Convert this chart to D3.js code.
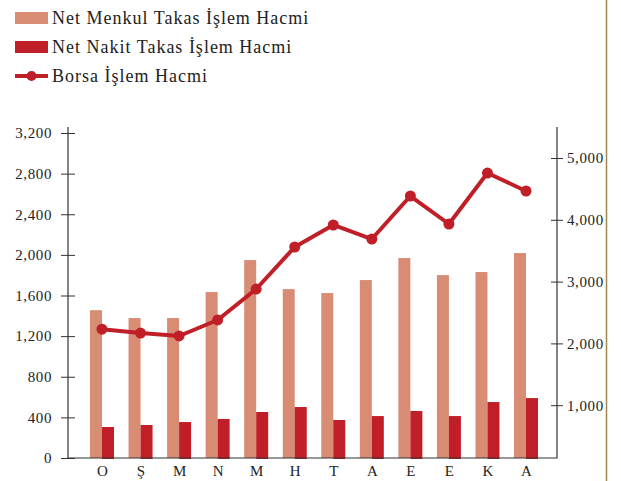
<!DOCTYPE html>
<html>
<head>
<meta charset="utf-8">
<script src="https://cdn.jsdelivr.net/npm/d3@7"></script>
<style>
  body { margin: 0; background: #fff; }
  svg text { font-family: "Liberation Serif", "DejaVu Serif", serif; fill: #222; }
</style>
</head>
<body>
<div id="chart"></div>
<script>
// data
let months = ["O", "Ş", "M", "N", "M", "H", "T", "A", "E", "E", "K", "A"];
let menkul = [1455, 1378, 1378, 1634, 1949, 1663, 1624, 1752, 1969, 1801, 1831, 2018];
let nakit  = [305, 325, 354, 384, 453, 502, 374, 413, 463, 413, 551, 590];
let borsa  = [2230, 2168, 2120, 2379, 2880, 3560, 3916, 3689, 4385, 3932, 4757, 4466];
let leftTicks  = [0, 400, 800, 1200, 1600, 2000, 2400, 2800, 3200];
let rightTicks = [1000, 2000, 3000, 4000, 5000];

let LIGHT = "#d98c74";
let DARK = "#c01f27";
let BAR_W = 12;

let svg = d3.select("#chart").append("svg").attr("width", 621).attr("height", 481);

let xScale = d3.scalePoint().domain(d3.range(months.length)).range([102, 526]);
let yLeft  = d3.scaleLinear().domain([0, 3200]).range([458, 133]);
let yRight = d3.scaleLinear().domain([0, 5000]).range([467, 158]);

// gold rule on the right
svg.append("line").attr("x1", 606.5).attr("x2", 606.5).attr("y1", 0).attr("y2", 481)
   .attr("stroke", "#a5854a").attr("stroke-width", 1.5);

// bars
svg.selectAll("rect.menkul").data(menkul).enter().append("rect")
   .attr("class", "menkul")
   .attr("x", function(d, i) { return xScale(i) - BAR_W; })
   .attr("y", function(d) { return yLeft(d); })
   .attr("width", BAR_W)
   .attr("height", function(d) { return yLeft(0) - yLeft(d); })
   .attr("fill", LIGHT);

svg.selectAll("rect.nakit").data(nakit).enter().append("rect")
   .attr("class", "nakit")
   .attr("x", function(d, i) { return xScale(i); })
   .attr("y", function(d) { return yLeft(d); })
   .attr("width", BAR_W)
   .attr("height", function(d) { return yLeft(0) - yLeft(d) + 1; })
   .attr("fill", DARK);

// axes
let leftAxis = d3.axisLeft(yLeft).tickValues(leftTicks).tickSize(7).tickSizeOuter(0)
                 .tickFormat(d3.format(","));
let gl = svg.append("g").attr("transform", "translate(68,0)").call(leftAxis);
gl.select(".domain").remove();
gl.selectAll(".tick line").attr("x2", -7).attr("x1", 7).attr("stroke", "#333");
gl.selectAll(".tick text").attr("x", -16).style("font-size", "15px").style("letter-spacing", "0.6px");

let rightAxis = d3.axisRight(yRight).tickValues(rightTicks).tickSize(6).tickSizeOuter(0)
                  .tickFormat(d3.format(","));
let gr = svg.append("g").attr("transform", "translate(557,0)").call(rightAxis);
gr.select(".domain").remove();
gr.selectAll(".tick line").attr("x1", -6).attr("x2", 6).attr("stroke", "#333");
gr.selectAll(".tick text").attr("x", 10).style("font-size", "15px").style("letter-spacing", "0.6px");

svg.append("path")
   .attr("d", "M68,127V458H557V127")
   .attr("fill", "none").attr("stroke", "#333").attr("stroke-width", 1.2);

let bottomAxis = d3.axisBottom(xScale).tickSize(0).tickFormat(function(i) { return months[i]; });
let gb = svg.append("g").attr("transform", "translate(0,458)").call(bottomAxis);
gb.select(".domain").remove();
gb.selectAll(".tick text").attr("dy", "0").attr("y", 18).style("font-size", "15px");

// line series
let line = d3.line().x(function(d, i) { return xScale(i); }).y(function(d) { return yRight(d); });
svg.append("path").datum(borsa).attr("d", line)
   .attr("fill", "none").attr("stroke", DARK).attr("stroke-width", 4).attr("stroke-linejoin", "round");
svg.selectAll("circle.pt").data(borsa).enter().append("circle")
   .attr("class", "pt")
   .attr("cx", function(d, i) { return xScale(i); })
   .attr("cy", function(d) { return yRight(d); })
   .attr("r", 5.5).attr("fill", DARK);

// legend
let legend = [
  { text: "Net Menkul Takas İşlem Hacmi", type: "bar", color: LIGHT },
  { text: "Net Nakit Takas İşlem Hacmi", type: "bar", color: DARK },
  { text: "Borsa İşlem Hacmi", type: "line", color: DARK }
];
let lg = svg.selectAll("g.leg").data(legend).enter().append("g")
            .attr("transform", function(d, i) { return "translate(15," + (18 + i * 29) + ")"; });
lg.filter(function(d) { return d.type == "bar"; }).append("rect")
  .attr("x", 0).attr("y", -6).attr("width", 33).attr("height", 12).attr("fill", function(d) { return d.color; });
lg.filter(function(d) { return d.type == "line"; }).append("line")
  .attr("x1", 0).attr("x2", 33).attr("y1", 0).attr("y2", 0).attr("stroke", DARK).attr("stroke-width", 4);
lg.filter(function(d) { return d.type == "line"; }).append("circle")
  .attr("cx", 16.5).attr("cy", 0).attr("r", 5).attr("fill", DARK);
lg.append("text").attr("x", 37).attr("y", 6).style("font-size", "18px").style("letter-spacing", "1px")
  .text(function(d) { return d.text; });
</script>
</body>
</html>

* **Required task**: Write the lines above out again exactly, without any of their pictures.

* **Response**:
Convert this chart to D3.js code.
<!DOCTYPE html>
<html>
<head>
<meta charset="utf-8">
<script src="https://cdn.jsdelivr.net/npm/d3@7"></script>
<style>
  body { margin: 0; background: #fff; }
  svg text { font-family: "Liberation Serif", "DejaVu Serif", serif; fill: #222; }
</style>
</head>
<body>
<div id="chart"></div>
<script>
// data
let months = ["O", "Ş", "M", "N", "M", "H", "T", "A", "E", "E", "K", "A"];
let menkul = [1455, 1378, 1378, 1634, 1949, 1663, 1624, 1752, 1969, 1801, 1831, 2018];
let nakit  = [305, 325, 354, 384, 453, 502, 374, 413, 463, 413, 551, 590];
let borsa  = [2230, 2168, 2120, 2379, 2880, 3560, 3916, 3689, 4385, 3932, 4757, 4466];
let leftTicks  = [0, 400, 800, 1200, 1600, 2000, 2400, 2800, 3200];
let rightTicks = [1000, 2000, 3000, 4000, 5000];

let LIGHT = "#d98c74";
let DARK = "#c01f27";
let BAR_W = 12;

let svg = d3.select("#chart").append("svg").attr("width", 621).attr("height", 481);

let xScale = d3.scalePoint().domain(d3.range(months.length)).range([102, 526]);
let yLeft  = d3.scaleLinear().domain([0, 3200]).range([458, 133]);
let yRight = d3.scaleLinear().domain([0, 5000]).range([467, 158]);

// gold rule on the right
svg.append("line").attr("x1", 606.5).attr("x2", 606.5).attr("y1", 0).attr("y2", 481)
   .attr("stroke", "#a5854a").attr("stroke-width", 1.5);

// bars
svg.selectAll("rect.menkul").data(menkul).enter().append("rect")
   .attr("class", "menkul")
   .attr("x", function(d, i) { return xScale(i) - BAR_W; })
   .attr("y", function(d) { return yLeft(d); })
   .attr("width", BAR_W)
   .attr("height", function(d) { return yLeft(0) - yLeft(d); })
   .attr("fill", LIGHT);

svg.selectAll("rect.nakit").data(nakit).enter().append("rect")
   .attr("class", "nakit")
   .attr("x", function(d, i) { return xScale(i); })
   .attr("y", function(d) { return yLeft(d); })
   .attr("width", BAR_W)
   .attr("height", function(d) { return yLeft(0) - yLeft(d) + 1; })
   .attr("fill", DARK);

// axes
let leftAxis = d3.axisLeft(yLeft).tickValues(leftTicks).tickSize(7).tickSizeOuter(0)
                 .tickFormat(d3.format(","));
let gl = svg.append("g").attr("transform", "translate(68,0)").call(leftAxis);
gl.select(".domain").remove();
gl.selectAll(".tick line").attr("x2", -7).attr("x1", 7).attr("stroke", "#333");
gl.selectAll(".tick text").attr("x", -16).style("font-size", "15px").style("letter-spacing", "0.6px");

let rightAxis = d3.axisRight(yRight).tickValues(rightTicks).tickSize(6).tickSizeOuter(0)
                  .tickFormat(d3.format(","));
let gr = svg.append("g").attr("transform", "translate(557,0)").call(rightAxis);
gr.select(".domain").remove();
gr.selectAll(".tick line").attr("x1", -6).attr("x2", 6).attr("stroke", "#333");
gr.selectAll(".tick text").attr("x", 10).style("font-size", "15px").style("letter-spacing", "0.6px");

svg.append("path")
   .attr("d", "M68,127V458H557V127")
   .attr("fill", "none").attr("stroke", "#333").attr("stroke-width", 1.2);

let bottomAxis = d3.axisBottom(xScale).tickSize(0).tickFormat(function(i) { return months[i]; });
let gb = svg.append("g").attr("transform", "translate(0,458)").call(bottomAxis);
gb.select(".domain").remove();
gb.selectAll(".tick text").attr("dy", "0").attr("y", 18).style("font-size", "15px");

// line series
let line = d3.line().x(function(d, i) { return xScale(i); }).y(function(d) { return yRight(d); });
svg.append("path").datum(borsa).attr("d", line)
   .attr("fill", "none").attr("stroke", DARK).attr("stroke-width", 4).attr("stroke-linejoin", "round");
svg.selectAll("circle.pt").data(borsa).enter().append("circle")
   .attr("class", "pt")
   .attr("cx", function(d, i) { return xScale(i); })
   .attr("cy", function(d) { return yRight(d); })
   .attr("r", 5.5).attr("fill", DARK);

// legend
let legend = [
  { text: "Net Menkul Takas İşlem Hacmi", type: "bar", color: LIGHT },
  { text: "Net Nakit Takas İşlem Hacmi", type: "bar", color: DARK },
  { text: "Borsa İşlem Hacmi", type: "line", color: DARK }
];
let lg = svg.selectAll("g.leg").data(legend).enter().append("g")
            .attr("transform", function(d, i) { return "translate(15," + (18 + i * 29) + ")"; });
lg.filter(function(d) { return d.type == "bar"; }).append("rect")
  .attr("x", 0).attr("y", -6).attr("width", 33).attr("height", 12).attr("fill", function(d) { return d.color; });
lg.filter(function(d) { return d.type == "line"; }).append("line")
  .attr("x1", 0).attr("x2", 33).attr("y1", 0).attr("y2", 0).attr("stroke", DARK).attr("stroke-width", 4);
lg.filter(function(d) { return d.type == "line"; }).append("circle")
  .attr("cx", 16.5).attr("cy", 0).attr("r", 5).attr("fill", DARK);
lg.append("text").attr("x", 37).attr("y", 6).style("font-size", "18px").style("letter-spacing", "1px")
  .text(function(d) { return d.text; });
</script>
</body>
</html>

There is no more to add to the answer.